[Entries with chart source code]
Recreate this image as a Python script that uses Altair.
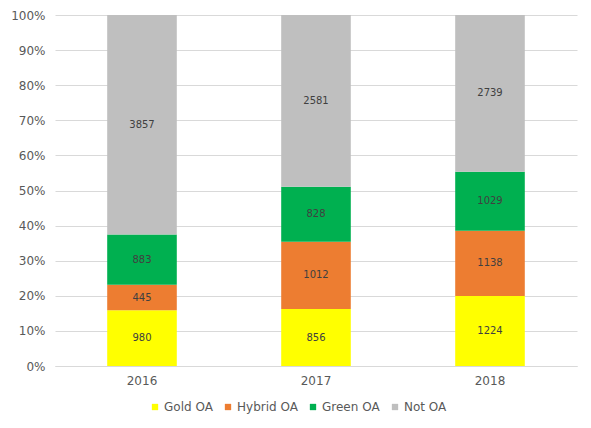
import altair as alt
import pandas as pd

years = ["2016", "2017", "2018"]
series = ["Gold OA", "Hybrid OA", "Green OA", "Not OA"]
gold = [980, 856, 1224]
hybrid = [445, 1012, 1138]
green = [883, 828, 1029]
not_oa = [3857, 2581, 2739]
colors = ["#FFFF00", "#ED7D31", "#00B050", "#BFBFBF"]
ticks = [0, 0.1, 0.2, 0.3, 0.4, 0.5, 0.6, 0.7, 0.8, 0.9, 1.0]

rows = []
for s_i, (name, vals) in enumerate(zip(series, [gold, hybrid, green, not_oa])):
    for y, v in zip(years, vals):
        rows.append({"year": y, "series": name, "value": v, "idx": s_i})
df = pd.DataFrame(rows)

FONT = "DejaVu Sans"

base = alt.Chart(df).transform_stack(
    stack="value",
    groupby=["year"],
    sort=[alt.SortField("idx", order="ascending")],
    as_=["y0", "y1"],
    offset="normalize",
).transform_calculate(mid="(datum.y0 + datum.y1) / 2")

xaxis = alt.Axis(
    title=None, labelAngle=0, ticks=False, domain=True, domainColor="#d9d9d9",
    labelFont=FONT, labelFontSize=12, labelColor="#595959", labelPadding=9,
)
xscale = alt.Scale(paddingInner=0.6, paddingOuter=0.3)
yaxis = alt.Axis(
    title=None, format="%", values=ticks, labelOverlap=False,
    ticks=False, domain=False, grid=True, gridColor="#d9d9d9",
    labelFont=FONT, labelFontSize=12, labelColor="#595959", labelPadding=10,
)
yscale = alt.Scale(domain=[0, 1], nice=False)

bars = base.mark_bar().encode(
    x=alt.X("year:N", scale=xscale, axis=xaxis),
    y=alt.Y("y0:Q", scale=yscale, axis=yaxis),
    y2="y1:Q",
    color=alt.Color(
        "series:N",
        scale=alt.Scale(domain=series, range=colors),
        legend=alt.Legend(
            title=None, orient="none", direction="horizontal",
            legendX=94, legendY=386,
            symbolType="square", symbolSize=40, symbolStrokeWidth=0,
            labelFont=FONT, labelFontSize=12, labelColor="#595959",
            labelOffset=3, columnPadding=9, padding=0,
        ),
    ),
)

labels = base.mark_text(font=FONT, fontSize=10, color="#404040").encode(
    x=alt.X("year:N", scale=xscale, axis=xaxis),
    y=alt.Y("mid:Q", scale=yscale, axis=yaxis),
    text=alt.Text("value:Q"),
)

chart = alt.layer(bars, labels).properties(
    width=522, height=351,
    padding={"left": 47, "top": 7, "right": 6, "bottom": 58},
    autosize=alt.AutoSizeParams(type="none"),
    background="white",
).configure_view(stroke=None)

chart.save("out.html", embed_options={"renderer": "svg", "actions": False})
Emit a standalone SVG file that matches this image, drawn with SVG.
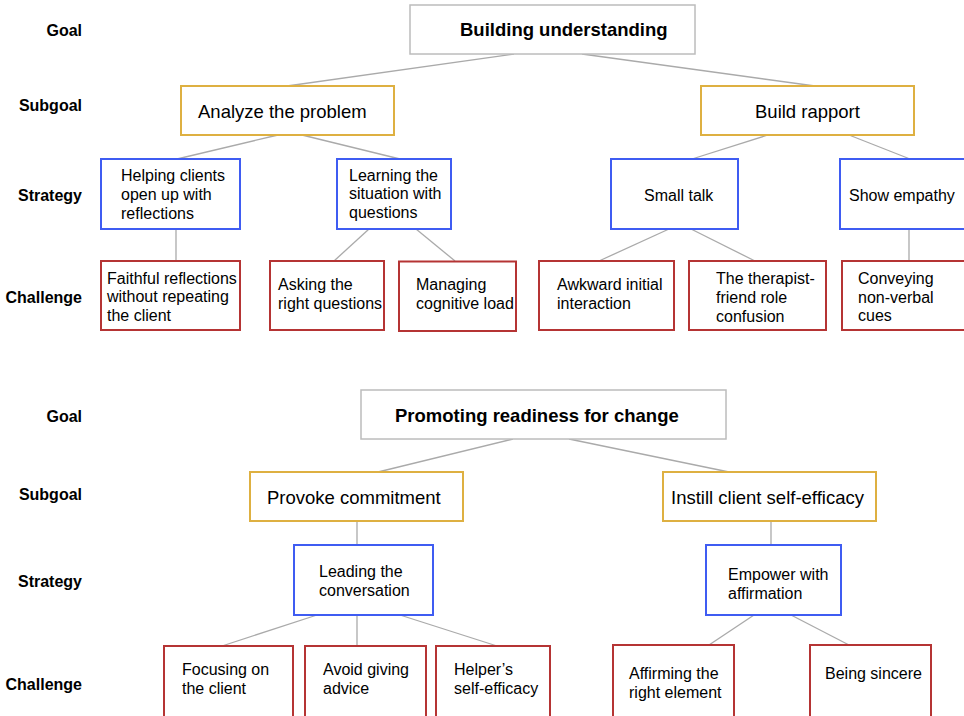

> _SET EXERCISE_:
Leave images out of the retyped records; keep all else exact.

> _SOLUTION TO THIS EXERCISE_:
Recreate this image as a Python script that uses Altair.
import altair as alt
import pandas as pd

years = ["2016", "2017", "2018"]
series = ["Gold OA", "Hybrid OA", "Green OA", "Not OA"]
gold = [980, 856, 1224]
hybrid = [445, 1012, 1138]
green = [883, 828, 1029]
not_oa = [3857, 2581, 2739]
colors = ["#FFFF00", "#ED7D31", "#00B050", "#BFBFBF"]
ticks = [0, 0.1, 0.2, 0.3, 0.4, 0.5, 0.6, 0.7, 0.8, 0.9, 1.0]

rows = []
for s_i, (name, vals) in enumerate(zip(series, [gold, hybrid, green, not_oa])):
    for y, v in zip(years, vals):
        rows.append({"year": y, "series": name, "value": v, "idx": s_i})
df = pd.DataFrame(rows)

FONT = "DejaVu Sans"

base = alt.Chart(df).transform_stack(
    stack="value",
    groupby=["year"],
    sort=[alt.SortField("idx", order="ascending")],
    as_=["y0", "y1"],
    offset="normalize",
).transform_calculate(mid="(datum.y0 + datum.y1) / 2")

xaxis = alt.Axis(
    title=None, labelAngle=0, ticks=False, domain=True, domainColor="#d9d9d9",
    labelFont=FONT, labelFontSize=12, labelColor="#595959", labelPadding=9,
)
xscale = alt.Scale(paddingInner=0.6, paddingOuter=0.3)
yaxis = alt.Axis(
    title=None, format="%", values=ticks, labelOverlap=False,
    ticks=False, domain=False, grid=True, gridColor="#d9d9d9",
    labelFont=FONT, labelFontSize=12, labelColor="#595959", labelPadding=10,
)
yscale = alt.Scale(domain=[0, 1], nice=False)

bars = base.mark_bar().encode(
    x=alt.X("year:N", scale=xscale, axis=xaxis),
    y=alt.Y("y0:Q", scale=yscale, axis=yaxis),
    y2="y1:Q",
    color=alt.Color(
        "series:N",
        scale=alt.Scale(domain=series, range=colors),
        legend=alt.Legend(
            title=None, orient="none", direction="horizontal",
            legendX=94, legendY=386,
            symbolType="square", symbolSize=40, symbolStrokeWidth=0,
            labelFont=FONT, labelFontSize=12, labelColor="#595959",
            labelOffset=3, columnPadding=9, padding=0,
        ),
    ),
)

labels = base.mark_text(font=FONT, fontSize=10, color="#404040").encode(
    x=alt.X("year:N", scale=xscale, axis=xaxis),
    y=alt.Y("mid:Q", scale=yscale, axis=yaxis),
    text=alt.Text("value:Q"),
)

chart = alt.layer(bars, labels).properties(
    width=522, height=351,
    padding={"left": 47, "top": 7, "right": 6, "bottom": 58},
    autosize=alt.AutoSizeParams(type="none"),
    background="white",
).configure_view(stroke=None)

chart.save("out.html", embed_options={"renderer": "svg", "actions": False})
Emit a standalone SVG file that matches this image, drawn with SVG.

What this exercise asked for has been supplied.